## begin Information shown
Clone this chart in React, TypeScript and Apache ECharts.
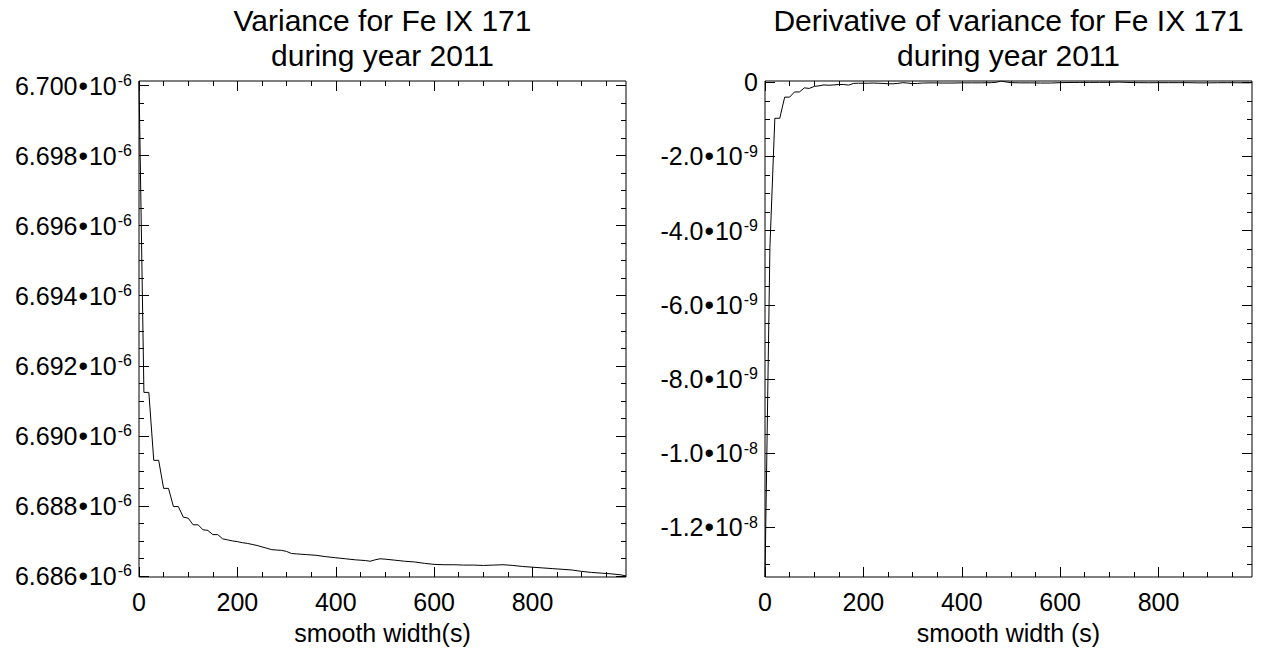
## end Information shown
## begin Information shown
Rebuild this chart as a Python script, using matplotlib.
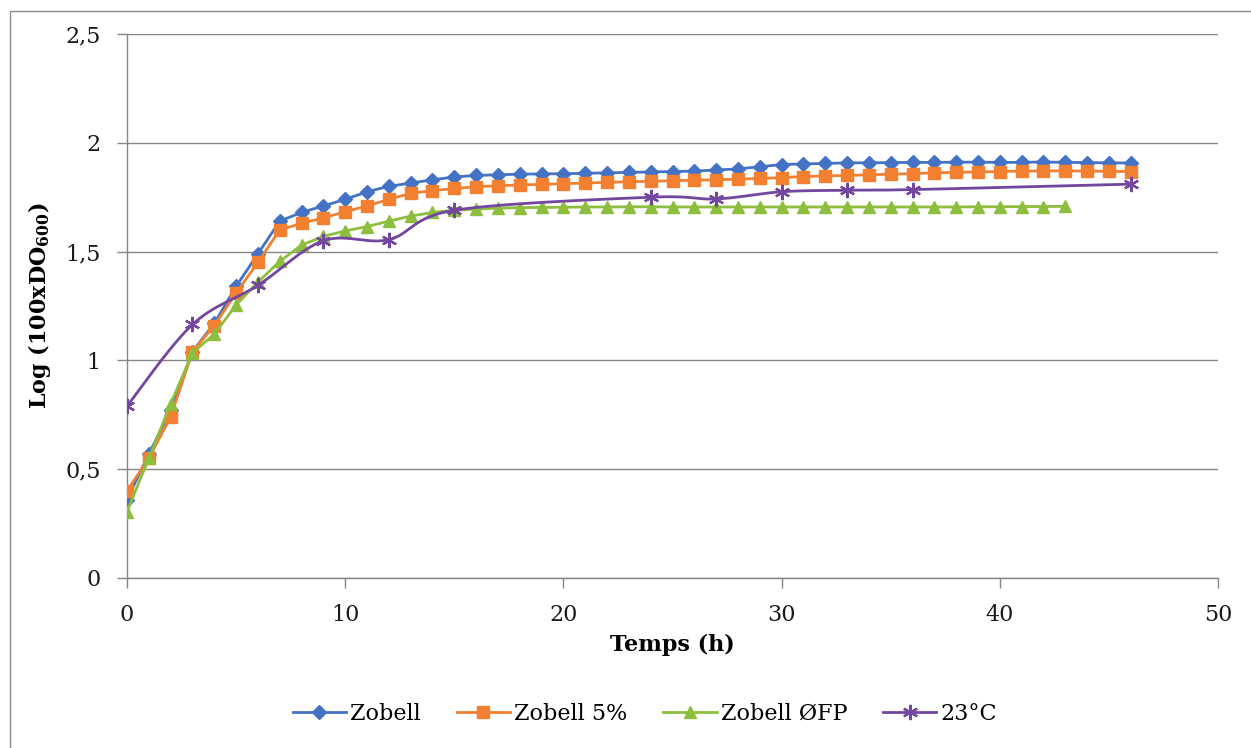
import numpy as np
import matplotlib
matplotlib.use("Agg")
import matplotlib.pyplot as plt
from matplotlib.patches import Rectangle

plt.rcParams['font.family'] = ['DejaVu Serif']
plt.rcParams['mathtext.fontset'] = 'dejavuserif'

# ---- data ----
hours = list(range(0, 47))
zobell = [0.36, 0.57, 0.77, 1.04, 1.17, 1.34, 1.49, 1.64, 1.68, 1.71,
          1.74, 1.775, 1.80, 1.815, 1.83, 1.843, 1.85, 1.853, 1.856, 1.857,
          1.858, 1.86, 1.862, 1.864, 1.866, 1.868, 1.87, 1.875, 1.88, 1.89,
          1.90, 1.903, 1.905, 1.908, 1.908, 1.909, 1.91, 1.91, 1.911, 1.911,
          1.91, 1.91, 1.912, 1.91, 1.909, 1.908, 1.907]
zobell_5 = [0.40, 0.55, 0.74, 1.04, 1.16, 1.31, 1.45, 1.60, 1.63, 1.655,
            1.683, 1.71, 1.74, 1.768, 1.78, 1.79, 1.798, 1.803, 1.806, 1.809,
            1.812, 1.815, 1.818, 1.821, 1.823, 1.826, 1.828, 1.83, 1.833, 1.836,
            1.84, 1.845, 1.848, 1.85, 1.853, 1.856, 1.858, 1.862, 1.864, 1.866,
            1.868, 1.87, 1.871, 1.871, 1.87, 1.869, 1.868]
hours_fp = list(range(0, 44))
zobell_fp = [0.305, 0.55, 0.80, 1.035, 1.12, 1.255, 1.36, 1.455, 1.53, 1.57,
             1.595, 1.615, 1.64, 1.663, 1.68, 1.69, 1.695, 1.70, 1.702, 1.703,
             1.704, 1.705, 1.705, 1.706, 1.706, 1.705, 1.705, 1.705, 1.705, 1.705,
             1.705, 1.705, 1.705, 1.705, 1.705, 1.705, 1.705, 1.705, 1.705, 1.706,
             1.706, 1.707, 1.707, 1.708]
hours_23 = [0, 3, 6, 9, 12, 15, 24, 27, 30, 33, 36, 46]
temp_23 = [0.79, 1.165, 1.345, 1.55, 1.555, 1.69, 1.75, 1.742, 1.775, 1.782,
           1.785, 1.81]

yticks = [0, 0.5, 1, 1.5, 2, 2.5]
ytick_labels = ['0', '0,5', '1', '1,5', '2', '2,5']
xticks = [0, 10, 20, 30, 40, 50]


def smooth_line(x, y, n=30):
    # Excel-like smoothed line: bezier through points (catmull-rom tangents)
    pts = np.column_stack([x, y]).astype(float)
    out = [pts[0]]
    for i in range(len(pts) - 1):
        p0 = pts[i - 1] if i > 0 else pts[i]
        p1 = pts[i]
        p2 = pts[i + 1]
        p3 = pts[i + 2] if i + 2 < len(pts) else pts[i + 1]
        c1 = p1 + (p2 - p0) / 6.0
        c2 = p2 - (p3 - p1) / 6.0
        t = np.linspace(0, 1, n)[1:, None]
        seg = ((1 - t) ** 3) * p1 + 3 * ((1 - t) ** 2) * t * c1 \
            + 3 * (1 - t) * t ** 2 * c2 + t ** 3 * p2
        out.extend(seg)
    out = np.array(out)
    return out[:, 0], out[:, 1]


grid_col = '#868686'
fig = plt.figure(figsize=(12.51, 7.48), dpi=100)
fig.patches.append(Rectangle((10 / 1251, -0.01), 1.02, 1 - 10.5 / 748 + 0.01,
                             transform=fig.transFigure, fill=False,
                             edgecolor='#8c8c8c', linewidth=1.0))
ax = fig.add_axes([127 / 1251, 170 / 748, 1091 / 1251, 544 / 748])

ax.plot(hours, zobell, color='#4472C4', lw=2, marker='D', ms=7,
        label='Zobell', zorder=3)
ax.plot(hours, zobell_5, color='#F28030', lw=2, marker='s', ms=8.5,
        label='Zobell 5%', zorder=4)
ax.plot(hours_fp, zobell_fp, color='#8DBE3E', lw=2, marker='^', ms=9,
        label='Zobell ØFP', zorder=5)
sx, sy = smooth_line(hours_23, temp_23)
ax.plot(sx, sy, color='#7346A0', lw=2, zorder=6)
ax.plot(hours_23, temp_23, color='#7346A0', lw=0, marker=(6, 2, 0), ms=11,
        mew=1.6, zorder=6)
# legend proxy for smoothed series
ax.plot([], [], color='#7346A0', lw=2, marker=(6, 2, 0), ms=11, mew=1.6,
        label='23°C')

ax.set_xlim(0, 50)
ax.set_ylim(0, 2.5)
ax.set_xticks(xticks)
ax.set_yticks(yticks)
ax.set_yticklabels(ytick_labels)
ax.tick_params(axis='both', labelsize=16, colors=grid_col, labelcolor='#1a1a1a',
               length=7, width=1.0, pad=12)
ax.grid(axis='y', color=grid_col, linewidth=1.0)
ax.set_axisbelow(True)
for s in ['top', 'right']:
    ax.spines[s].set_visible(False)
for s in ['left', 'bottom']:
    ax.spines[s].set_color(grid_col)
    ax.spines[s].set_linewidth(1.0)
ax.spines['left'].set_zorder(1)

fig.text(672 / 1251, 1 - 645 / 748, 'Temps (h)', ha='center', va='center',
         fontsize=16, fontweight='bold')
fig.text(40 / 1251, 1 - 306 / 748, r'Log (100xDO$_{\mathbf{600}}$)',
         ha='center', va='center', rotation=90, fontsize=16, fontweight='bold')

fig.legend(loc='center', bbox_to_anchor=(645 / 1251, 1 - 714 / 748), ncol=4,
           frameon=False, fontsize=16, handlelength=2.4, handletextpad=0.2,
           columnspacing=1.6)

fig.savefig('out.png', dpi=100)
## end Information shown
## begin Information shown
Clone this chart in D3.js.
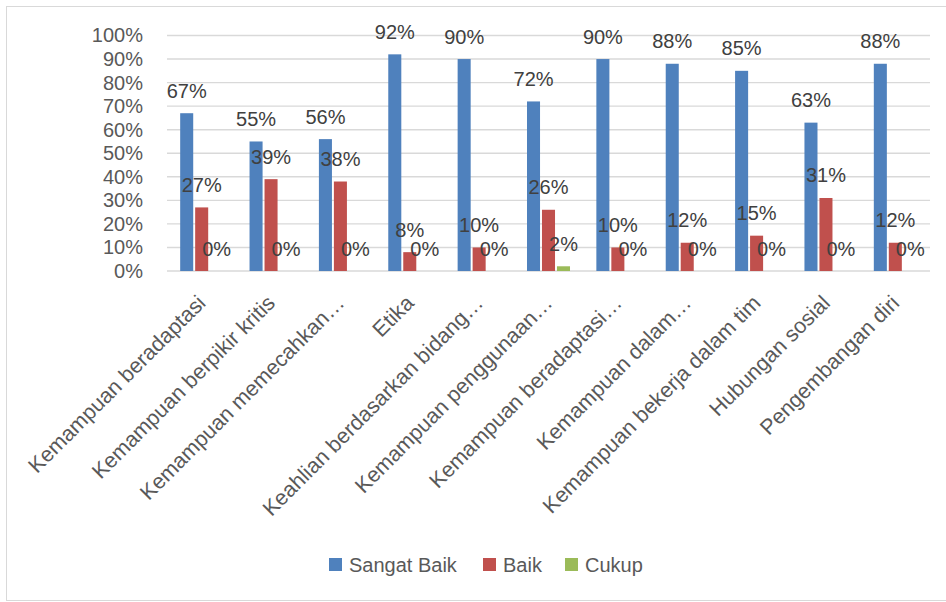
## end Information shown
• Exercise aim: Go through the data and count each line that has the word "Clone", then give the total alone.

• The result: 2